Plotting code records
━━━━━━━━━━━━━━━━━━━━

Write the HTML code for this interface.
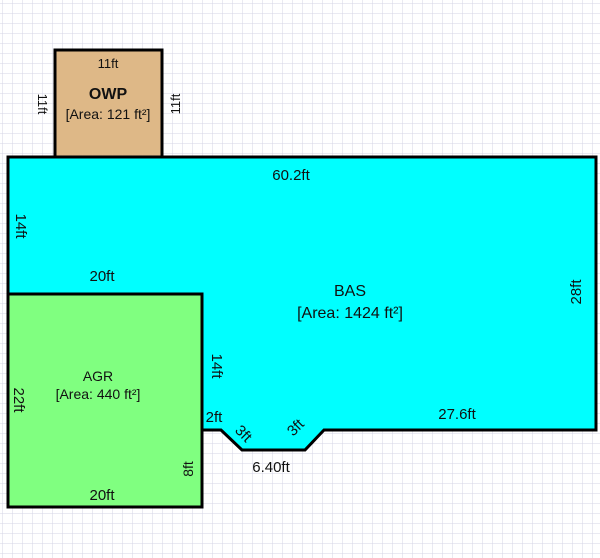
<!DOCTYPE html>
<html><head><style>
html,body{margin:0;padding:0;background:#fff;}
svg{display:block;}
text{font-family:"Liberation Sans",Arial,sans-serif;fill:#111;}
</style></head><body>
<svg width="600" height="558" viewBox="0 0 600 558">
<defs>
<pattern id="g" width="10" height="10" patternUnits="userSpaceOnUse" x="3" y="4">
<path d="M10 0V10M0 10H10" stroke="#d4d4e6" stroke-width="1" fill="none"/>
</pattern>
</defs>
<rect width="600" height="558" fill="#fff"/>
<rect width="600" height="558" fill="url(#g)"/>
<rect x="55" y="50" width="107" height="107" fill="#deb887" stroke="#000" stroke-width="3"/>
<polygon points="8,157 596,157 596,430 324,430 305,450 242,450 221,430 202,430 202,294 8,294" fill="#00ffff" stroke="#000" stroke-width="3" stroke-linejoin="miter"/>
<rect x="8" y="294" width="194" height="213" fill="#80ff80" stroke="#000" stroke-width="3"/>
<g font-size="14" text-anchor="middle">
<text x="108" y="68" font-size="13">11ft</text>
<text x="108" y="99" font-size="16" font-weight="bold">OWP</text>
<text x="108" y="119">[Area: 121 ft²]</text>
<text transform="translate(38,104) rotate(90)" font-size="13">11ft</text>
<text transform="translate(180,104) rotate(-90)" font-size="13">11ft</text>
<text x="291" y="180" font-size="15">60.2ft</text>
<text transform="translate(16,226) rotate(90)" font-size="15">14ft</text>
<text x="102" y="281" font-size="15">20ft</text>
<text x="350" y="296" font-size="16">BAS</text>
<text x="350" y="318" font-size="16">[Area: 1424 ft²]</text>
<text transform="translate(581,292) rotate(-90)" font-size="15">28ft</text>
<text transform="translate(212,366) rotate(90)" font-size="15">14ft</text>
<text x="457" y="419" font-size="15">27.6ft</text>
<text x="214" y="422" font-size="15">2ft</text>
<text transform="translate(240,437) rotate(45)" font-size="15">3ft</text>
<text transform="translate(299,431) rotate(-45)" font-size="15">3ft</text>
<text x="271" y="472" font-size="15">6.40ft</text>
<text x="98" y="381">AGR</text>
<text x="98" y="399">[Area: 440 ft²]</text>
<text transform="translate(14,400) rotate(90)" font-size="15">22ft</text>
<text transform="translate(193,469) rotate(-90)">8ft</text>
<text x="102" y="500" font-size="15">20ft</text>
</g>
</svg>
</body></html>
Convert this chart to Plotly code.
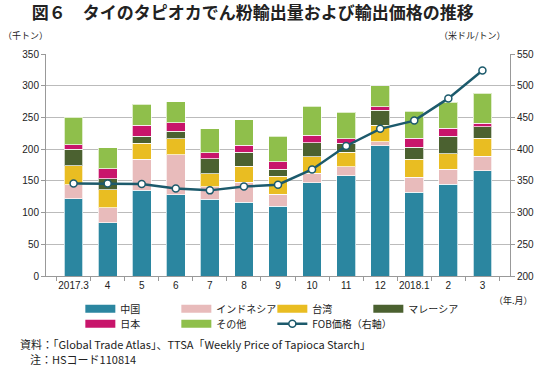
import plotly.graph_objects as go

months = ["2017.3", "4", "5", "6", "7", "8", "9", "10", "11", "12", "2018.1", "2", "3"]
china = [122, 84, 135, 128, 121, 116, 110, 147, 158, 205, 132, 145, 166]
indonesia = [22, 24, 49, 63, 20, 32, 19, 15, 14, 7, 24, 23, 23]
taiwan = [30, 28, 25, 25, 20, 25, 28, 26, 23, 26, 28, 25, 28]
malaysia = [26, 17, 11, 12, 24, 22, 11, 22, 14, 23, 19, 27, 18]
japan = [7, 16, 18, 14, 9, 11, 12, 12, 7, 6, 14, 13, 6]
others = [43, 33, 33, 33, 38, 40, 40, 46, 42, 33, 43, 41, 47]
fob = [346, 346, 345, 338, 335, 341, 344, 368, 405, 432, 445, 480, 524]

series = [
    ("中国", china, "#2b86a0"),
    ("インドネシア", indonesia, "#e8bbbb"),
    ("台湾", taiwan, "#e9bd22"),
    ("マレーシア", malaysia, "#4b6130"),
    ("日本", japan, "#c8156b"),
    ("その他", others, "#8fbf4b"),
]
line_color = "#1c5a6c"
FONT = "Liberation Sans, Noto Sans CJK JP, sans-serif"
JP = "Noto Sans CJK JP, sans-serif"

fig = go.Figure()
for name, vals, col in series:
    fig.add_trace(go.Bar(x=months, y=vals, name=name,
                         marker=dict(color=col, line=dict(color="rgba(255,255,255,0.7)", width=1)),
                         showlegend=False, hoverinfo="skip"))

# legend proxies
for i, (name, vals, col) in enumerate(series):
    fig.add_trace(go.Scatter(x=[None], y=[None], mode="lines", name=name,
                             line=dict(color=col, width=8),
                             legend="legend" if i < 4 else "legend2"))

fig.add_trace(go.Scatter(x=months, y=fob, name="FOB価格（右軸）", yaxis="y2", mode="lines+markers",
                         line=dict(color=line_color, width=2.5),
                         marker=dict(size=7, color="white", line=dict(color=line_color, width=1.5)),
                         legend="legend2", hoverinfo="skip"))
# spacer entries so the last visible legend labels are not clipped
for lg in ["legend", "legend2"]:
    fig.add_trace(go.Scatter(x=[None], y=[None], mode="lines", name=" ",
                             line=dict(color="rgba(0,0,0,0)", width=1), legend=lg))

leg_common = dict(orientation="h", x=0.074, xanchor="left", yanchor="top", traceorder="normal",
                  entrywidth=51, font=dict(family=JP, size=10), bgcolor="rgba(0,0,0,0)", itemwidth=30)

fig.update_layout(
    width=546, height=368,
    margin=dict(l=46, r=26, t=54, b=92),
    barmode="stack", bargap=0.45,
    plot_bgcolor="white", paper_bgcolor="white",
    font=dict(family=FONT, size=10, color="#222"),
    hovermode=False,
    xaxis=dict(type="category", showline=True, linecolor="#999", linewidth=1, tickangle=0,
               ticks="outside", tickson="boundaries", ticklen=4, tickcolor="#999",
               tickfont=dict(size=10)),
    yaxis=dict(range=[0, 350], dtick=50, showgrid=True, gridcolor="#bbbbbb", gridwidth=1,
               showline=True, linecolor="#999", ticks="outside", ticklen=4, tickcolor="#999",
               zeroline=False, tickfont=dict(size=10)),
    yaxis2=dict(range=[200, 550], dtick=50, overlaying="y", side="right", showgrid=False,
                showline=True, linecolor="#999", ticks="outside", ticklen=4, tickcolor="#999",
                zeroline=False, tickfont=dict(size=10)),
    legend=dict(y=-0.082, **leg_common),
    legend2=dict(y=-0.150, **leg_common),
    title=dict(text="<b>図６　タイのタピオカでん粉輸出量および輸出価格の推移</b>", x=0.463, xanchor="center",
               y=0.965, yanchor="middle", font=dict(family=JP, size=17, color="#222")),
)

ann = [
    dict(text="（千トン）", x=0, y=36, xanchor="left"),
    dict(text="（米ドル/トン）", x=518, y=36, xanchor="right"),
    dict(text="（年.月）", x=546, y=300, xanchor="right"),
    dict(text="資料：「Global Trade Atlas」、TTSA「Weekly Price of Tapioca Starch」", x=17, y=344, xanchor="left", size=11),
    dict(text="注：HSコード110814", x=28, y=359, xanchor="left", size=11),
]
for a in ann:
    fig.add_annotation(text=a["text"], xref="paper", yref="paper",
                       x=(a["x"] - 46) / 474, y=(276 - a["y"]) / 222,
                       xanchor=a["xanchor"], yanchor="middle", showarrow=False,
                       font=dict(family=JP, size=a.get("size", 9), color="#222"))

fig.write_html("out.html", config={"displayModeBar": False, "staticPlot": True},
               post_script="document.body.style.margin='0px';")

━━━━━━━━━━━━━━━━━━━━

> _DIRECTIONS FOR THIS TASK_: Leave out all images, then reproduce the entries above exactly.

> _OUTPUT_:
Write the HTML code for this interface.
<!DOCTYPE html>
<html><head><style>
html,body{margin:0;padding:0;background:#fff;}
svg{display:block;}
text{font-family:"Liberation Sans",Arial,sans-serif;fill:#111;}
</style></head><body>
<svg width="600" height="558" viewBox="0 0 600 558">
<defs>
<pattern id="g" width="10" height="10" patternUnits="userSpaceOnUse" x="3" y="4">
<path d="M10 0V10M0 10H10" stroke="#d4d4e6" stroke-width="1" fill="none"/>
</pattern>
</defs>
<rect width="600" height="558" fill="#fff"/>
<rect width="600" height="558" fill="url(#g)"/>
<rect x="55" y="50" width="107" height="107" fill="#deb887" stroke="#000" stroke-width="3"/>
<polygon points="8,157 596,157 596,430 324,430 305,450 242,450 221,430 202,430 202,294 8,294" fill="#00ffff" stroke="#000" stroke-width="3" stroke-linejoin="miter"/>
<rect x="8" y="294" width="194" height="213" fill="#80ff80" stroke="#000" stroke-width="3"/>
<g font-size="14" text-anchor="middle">
<text x="108" y="68" font-size="13">11ft</text>
<text x="108" y="99" font-size="16" font-weight="bold">OWP</text>
<text x="108" y="119">[Area: 121 ft²]</text>
<text transform="translate(38,104) rotate(90)" font-size="13">11ft</text>
<text transform="translate(180,104) rotate(-90)" font-size="13">11ft</text>
<text x="291" y="180" font-size="15">60.2ft</text>
<text transform="translate(16,226) rotate(90)" font-size="15">14ft</text>
<text x="102" y="281" font-size="15">20ft</text>
<text x="350" y="296" font-size="16">BAS</text>
<text x="350" y="318" font-size="16">[Area: 1424 ft²]</text>
<text transform="translate(581,292) rotate(-90)" font-size="15">28ft</text>
<text transform="translate(212,366) rotate(90)" font-size="15">14ft</text>
<text x="457" y="419" font-size="15">27.6ft</text>
<text x="214" y="422" font-size="15">2ft</text>
<text transform="translate(240,437) rotate(45)" font-size="15">3ft</text>
<text transform="translate(299,431) rotate(-45)" font-size="15">3ft</text>
<text x="271" y="472" font-size="15">6.40ft</text>
<text x="98" y="381">AGR</text>
<text x="98" y="399">[Area: 440 ft²]</text>
<text transform="translate(14,400) rotate(90)" font-size="15">22ft</text>
<text transform="translate(193,469) rotate(-90)">8ft</text>
<text x="102" y="500" font-size="15">20ft</text>
</g>
</svg>
</body></html>
Convert this chart to Plotly code.
import plotly.graph_objects as go

months = ["2017.3", "4", "5", "6", "7", "8", "9", "10", "11", "12", "2018.1", "2", "3"]
china = [122, 84, 135, 128, 121, 116, 110, 147, 158, 205, 132, 145, 166]
indonesia = [22, 24, 49, 63, 20, 32, 19, 15, 14, 7, 24, 23, 23]
taiwan = [30, 28, 25, 25, 20, 25, 28, 26, 23, 26, 28, 25, 28]
malaysia = [26, 17, 11, 12, 24, 22, 11, 22, 14, 23, 19, 27, 18]
japan = [7, 16, 18, 14, 9, 11, 12, 12, 7, 6, 14, 13, 6]
others = [43, 33, 33, 33, 38, 40, 40, 46, 42, 33, 43, 41, 47]
fob = [346, 346, 345, 338, 335, 341, 344, 368, 405, 432, 445, 480, 524]

series = [
    ("中国", china, "#2b86a0"),
    ("インドネシア", indonesia, "#e8bbbb"),
    ("台湾", taiwan, "#e9bd22"),
    ("マレーシア", malaysia, "#4b6130"),
    ("日本", japan, "#c8156b"),
    ("その他", others, "#8fbf4b"),
]
line_color = "#1c5a6c"
FONT = "Liberation Sans, Noto Sans CJK JP, sans-serif"
JP = "Noto Sans CJK JP, sans-serif"

fig = go.Figure()
for name, vals, col in series:
    fig.add_trace(go.Bar(x=months, y=vals, name=name,
                         marker=dict(color=col, line=dict(color="rgba(255,255,255,0.7)", width=1)),
                         showlegend=False, hoverinfo="skip"))

# legend proxies
for i, (name, vals, col) in enumerate(series):
    fig.add_trace(go.Scatter(x=[None], y=[None], mode="lines", name=name,
                             line=dict(color=col, width=8),
                             legend="legend" if i < 4 else "legend2"))

fig.add_trace(go.Scatter(x=months, y=fob, name="FOB価格（右軸）", yaxis="y2", mode="lines+markers",
                         line=dict(color=line_color, width=2.5),
                         marker=dict(size=7, color="white", line=dict(color=line_color, width=1.5)),
                         legend="legend2", hoverinfo="skip"))
# spacer entries so the last visible legend labels are not clipped
for lg in ["legend", "legend2"]:
    fig.add_trace(go.Scatter(x=[None], y=[None], mode="lines", name=" ",
                             line=dict(color="rgba(0,0,0,0)", width=1), legend=lg))

leg_common = dict(orientation="h", x=0.074, xanchor="left", yanchor="top", traceorder="normal",
                  entrywidth=51, font=dict(family=JP, size=10), bgcolor="rgba(0,0,0,0)", itemwidth=30)

fig.update_layout(
    width=546, height=368,
    margin=dict(l=46, r=26, t=54, b=92),
    barmode="stack", bargap=0.45,
    plot_bgcolor="white", paper_bgcolor="white",
    font=dict(family=FONT, size=10, color="#222"),
    hovermode=False,
    xaxis=dict(type="category", showline=True, linecolor="#999", linewidth=1, tickangle=0,
               ticks="outside", tickson="boundaries", ticklen=4, tickcolor="#999",
               tickfont=dict(size=10)),
    yaxis=dict(range=[0, 350], dtick=50, showgrid=True, gridcolor="#bbbbbb", gridwidth=1,
               showline=True, linecolor="#999", ticks="outside", ticklen=4, tickcolor="#999",
               zeroline=False, tickfont=dict(size=10)),
    yaxis2=dict(range=[200, 550], dtick=50, overlaying="y", side="right", showgrid=False,
                showline=True, linecolor="#999", ticks="outside", ticklen=4, tickcolor="#999",
                zeroline=False, tickfont=dict(size=10)),
    legend=dict(y=-0.082, **leg_common),
    legend2=dict(y=-0.150, **leg_common),
    title=dict(text="<b>図６　タイのタピオカでん粉輸出量および輸出価格の推移</b>", x=0.463, xanchor="center",
               y=0.965, yanchor="middle", font=dict(family=JP, size=17, color="#222")),
)

ann = [
    dict(text="（千トン）", x=0, y=36, xanchor="left"),
    dict(text="（米ドル/トン）", x=518, y=36, xanchor="right"),
    dict(text="（年.月）", x=546, y=300, xanchor="right"),
    dict(text="資料：「Global Trade Atlas」、TTSA「Weekly Price of Tapioca Starch」", x=17, y=344, xanchor="left", size=11),
    dict(text="注：HSコード110814", x=28, y=359, xanchor="left", size=11),
]
for a in ann:
    fig.add_annotation(text=a["text"], xref="paper", yref="paper",
                       x=(a["x"] - 46) / 474, y=(276 - a["y"]) / 222,
                       xanchor=a["xanchor"], yanchor="middle", showarrow=False,
                       font=dict(family=JP, size=a.get("size", 9), color="#222"))

fig.write_html("out.html", config={"displayModeBar": False, "staticPlot": True},
               post_script="document.body.style.margin='0px';")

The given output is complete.